* begin Information supplied *

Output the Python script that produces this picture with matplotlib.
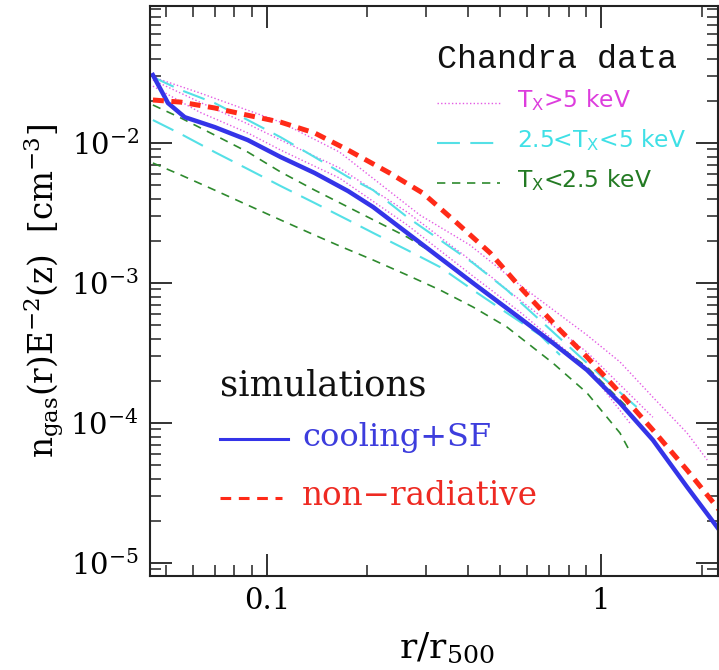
import numpy as np
import matplotlib
matplotlib.use("Agg")
import matplotlib.pyplot as plt
from matplotlib.ticker import LogLocator, NullFormatter, FixedLocator, FixedFormatter

plt.rcParams['font.family'] = ['DejaVu Serif']
plt.rcParams['mathtext.fontset'] = 'dejavuserif'

# --> simulations
r_cool = [0.0456, 0.0506, 0.0568, 0.0698, 0.0877, 0.110, 0.139, 0.175, 0.208, 0.263,
          0.414, 0.572, 0.718, 0.908, 1.14, 1.43, 1.81, 2.26]
n_cool = [3.06e-2, 1.93e-2, 1.53e-2, 1.30e-2, 1.05e-2, 7.94e-3, 6.11e-3, 4.54e-3,
          3.49e-3, 2.28e-3, 1.0e-3, 5.62e-4, 3.73e-4, 2.39e-4, 1.39e-4, 7.56e-5,
          3.49e-5, 1.72e-5]

r_nonrad = [0.0456, 0.0553, 0.0698, 0.0877, 0.110, 0.139, 0.175, 0.233, 0.293,
            0.371, 0.466, 0.583, 0.754, 0.908, 1.14, 1.43, 1.81, 2.26]
n_nonrad = [2.03e-2, 1.96e-2, 1.78e-2, 1.58e-2, 1.41e-2, 1.18e-2, 8.91e-3, 6.11e-3,
            4.39e-3, 2.68e-3, 1.64e-3, 8.91e-4, 4.61e-4, 2.96e-4, 1.64e-4, 8.91e-5,
            4.61e-5, 2.39e-5]

# --> Chandra, T_X > 5 keV
r_hot1 = [0.0456, 0.0630, 0.110, 0.165, 0.287, 0.405, 0.572, 0.908, 1.14, 1.43, 1.81, 2.08]
n_hot1 = [2.96e-2, 2.28e-2, 1.41e-2, 8.62e-3, 3.06e-3, 1.87e-3, 9.68e-4, 4.25e-4,
          2.73e-4, 1.53e-4, 8.48e-5, 5.44e-5]
r_hot2 = [0.0456, 0.0630, 0.0877, 0.110, 0.165, 0.263, 0.414, 0.572, 0.908, 1.43]
n_hot2 = [2.82e-2, 1.96e-2, 1.37e-2, 1.05e-2, 6.63e-3, 3.21e-3, 1.41e-3, 7.56e-4,
          3.21e-4, 1.10e-4]
r_hot3 = [0.0456, 0.0630, 0.0877, 0.110, 0.165, 0.263, 0.414, 0.572, 0.908, 1.22]
n_hot3 = [2.55e-2, 1.66e-2, 1.18e-2, 8.91e-3, 5.62e-3, 2.60e-3, 1.12e-3, 6.21e-4,
          2.47e-4, 1.0e-4]

# --> Chandra, 2.5 < T_X < 5 keV
r_mid1 = [0.0456, 0.0553, 0.0698, 0.0877, 0.110, 0.139, 0.175, 0.208, 0.263, 0.330,
          0.414, 0.523, 1.01, 1.34]
n_mid1 = [2.96e-2, 2.39e-2, 1.93e-2, 1.46e-2, 1.10e-2, 7.94e-3, 5.72e-3, 4.61e-3,
          2.96e-3, 2.03e-3, 1.39e-3, 8.91e-4, 2.13e-4, 1.18e-4]
r_mid2 = [0.0456, 0.0553, 0.0698, 0.0877, 0.110, 0.139, 0.175, 0.208, 0.263, 0.330,
          0.414, 0.523, 0.657, 0.754]
n_mid2 = [1.46e-2, 1.16e-2, 8.62e-3, 6.52e-3, 4.93e-3, 3.73e-3, 2.82e-3, 2.28e-3,
          1.72e-3, 1.30e-3, 8.91e-4, 6.11e-4, 4.25e-4, 3.06e-4]

# --> Chandra, T_X < 2.5 keV
r_cold1 = [0.0456, 0.0553, 0.0698, 0.0877, 0.110, 0.139, 0.175, 0.263, 0.330, 0.397,
           0.626, 0.908, 1.22]
n_cold1 = [1.87e-2, 1.51e-2, 1.14e-2, 8.62e-3, 6.21e-3, 4.61e-3, 3.49e-3, 2.13e-3,
           1.53e-3, 1.10e-3, 4.85e-4, 2.51e-4, 1.24e-4]
r_cold2 = [0.0456, 0.0553, 0.0698, 0.0877, 0.110, 0.139, 0.165, 0.208, 0.263, 0.330,
           0.414, 0.523, 0.718, 0.908, 1.14, 1.205]
n_cold2 = [7.20e-3, 5.91e-3, 4.61e-3, 3.60e-3, 2.82e-3, 2.20e-3, 1.84e-3, 1.46e-3,
           1.14e-3, 8.91e-4, 6.74e-4, 4.85e-4, 2.68e-4, 1.64e-4, 8.48e-5, 6.63e-5]

x_ticks = [0.1, 1]
x_ticklabels = ['0.1', '1']
y_ticks = [1e-5, 1e-4, 1e-3, 1e-2]
y_ticklabels = [r'10$^{-5}$', r'10$^{-4}$', r'10$^{-3}$', r'10$^{-2}$']

c_blue = '#3434e8'
c_red = '#ff2a18'
c_mag = '#e45ae4'
c_cyan = '#55e0e6'
c_green = '#2e8a2e'

fig = plt.figure(figsize=(7.19, 6.70), dpi=100)
ax = fig.add_axes([150 / 719, 94 / 670, 568 / 719, 570 / 670])

for r, n in [(r_hot1, n_hot1), (r_hot2, n_hot2), (r_hot3, n_hot3)]:
    ax.plot(r, n, color=c_mag, lw=1.0, ls=(0, (1, 1.6)))
for r, n in [(r_mid1, n_mid1), (r_mid2, n_mid2)]:
    ax.plot(r, n, color=c_cyan, lw=1.5, ls=(0, (11, 5)))
for r, n in [(r_cold1, n_cold1), (r_cold2, n_cold2)]:
    ax.plot(r, n, color=c_green, lw=1.2, ls=(0, (5, 4)))

ax.plot(r_cool, n_cool, color=c_blue, lw=3.2, solid_joinstyle='round')
ax.plot(r_nonrad, n_nonrad, color=c_red, lw=3.6, ls=(0, (2.2, 1.5)))

ax.set_xscale('log')
ax.set_yscale('log')
ax.set_xlim(0.0447, 2.24)
ax.set_ylim(10 ** -5.093, 10 ** -1.021)

ax.xaxis.set_major_locator(FixedLocator(x_ticks))
ax.xaxis.set_major_formatter(FixedFormatter(x_ticklabels))
ax.xaxis.set_minor_locator(LogLocator(base=10, subs=np.arange(2, 10)))
ax.xaxis.set_minor_formatter(NullFormatter())
ax.yaxis.set_major_locator(FixedLocator(y_ticks))
ax.yaxis.set_major_formatter(FixedFormatter(y_ticklabels))
ax.yaxis.set_minor_locator(LogLocator(base=10, subs=np.arange(2, 10)))
ax.yaxis.set_minor_formatter(NullFormatter())

ax.tick_params(which='both', direction='in', top=True, right=True, color='#222222')
ax.tick_params(which='major', length=16, width=1.3, labelsize=21, pad=8)
ax.tick_params(which='minor', length=8, width=1.1)
for s in ax.spines.values():
    s.set_linewidth(1.5)
    s.set_color('#222222')

ax.set_xlabel(r'r/r$_{500}$', fontsize=26)
ax.xaxis.set_label_coords(0.523, -0.095)
ax.set_ylabel(r'n$_{\rm gas}$(r)E$^{-2}$(z)  [cm$^{-3}$]', fontsize=23.5, labelpad=3)

# --> legends (drawn by hand, two groups)
tr = ax.transAxes
ax.text(0.505, 0.907, 'Chandra data', transform=tr, fontsize=24, va='center', ha='left',
        color='#111111', family='Liberation Mono')
leg = [(0.835, c_mag, (0, (1, 1.6)), 1.0, r'T$_{\mathsf{X}}$>5 keV', '#dd3ddd'),
       (0.765, c_cyan, (0, (11, 5)), 1.5, r'2.5<T$_{\mathsf{X}}$<5 keV', '#3fe0e6'),
       (0.695, c_green, (0, (5, 4)), 1.2, r'T$_{\mathsf{X}}$<2.5 keV', '#237a23')]
for yy, c, ls, lw, lab, tc in leg:
    ax.plot([0.505, 0.616], [yy - 0.006, yy - 0.006], transform=tr, color=c, ls=ls, lw=lw)
    ax.text(0.646, yy, lab, transform=tr, fontsize=16.8, va='center', ha='left', color=tc,
            family='DejaVu Sans')

ax.text(0.123, 0.335, 'simulations', transform=tr, fontsize=25.5, va='center', ha='left',
        color='#111111')
ax.plot([0.123, 0.243], [0.240, 0.240], transform=tr, color=c_blue, lw=2.2)
ax.text(0.268, 0.243, 'cooling+SF', transform=tr, fontsize=23, va='center', ha='left',
        color='#3d3ddd')
ax.plot([0.123, 0.233], [0.137, 0.137], transform=tr, color=c_red, lw=2.2, ls=(0, (3.5, 2.5)))
ax.text(0.268, 0.140, 'non\u2212radiative', transform=tr, fontsize=23.5, va='center',
        ha='left', color='#ee2a22')

fig.savefig('out.png', dpi=100)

* end Information supplied *

Job.
From the first line of the listing above, repeat every line through the one holding "3.49e-5, 1.72e-5]". Both ends count, and pictures stay out.

Output for this exercise.
Output the Python script that produces this picture with matplotlib.
import numpy as np
import matplotlib
matplotlib.use("Agg")
import matplotlib.pyplot as plt
from matplotlib.ticker import LogLocator, NullFormatter, FixedLocator, FixedFormatter

plt.rcParams['font.family'] = ['DejaVu Serif']
plt.rcParams['mathtext.fontset'] = 'dejavuserif'

# --> simulations
r_cool = [0.0456, 0.0506, 0.0568, 0.0698, 0.0877, 0.110, 0.139, 0.175, 0.208, 0.263,
          0.414, 0.572, 0.718, 0.908, 1.14, 1.43, 1.81, 2.26]
n_cool = [3.06e-2, 1.93e-2, 1.53e-2, 1.30e-2, 1.05e-2, 7.94e-3, 6.11e-3, 4.54e-3,
          3.49e-3, 2.28e-3, 1.0e-3, 5.62e-4, 3.73e-4, 2.39e-4, 1.39e-4, 7.56e-5,
          3.49e-5, 1.72e-5]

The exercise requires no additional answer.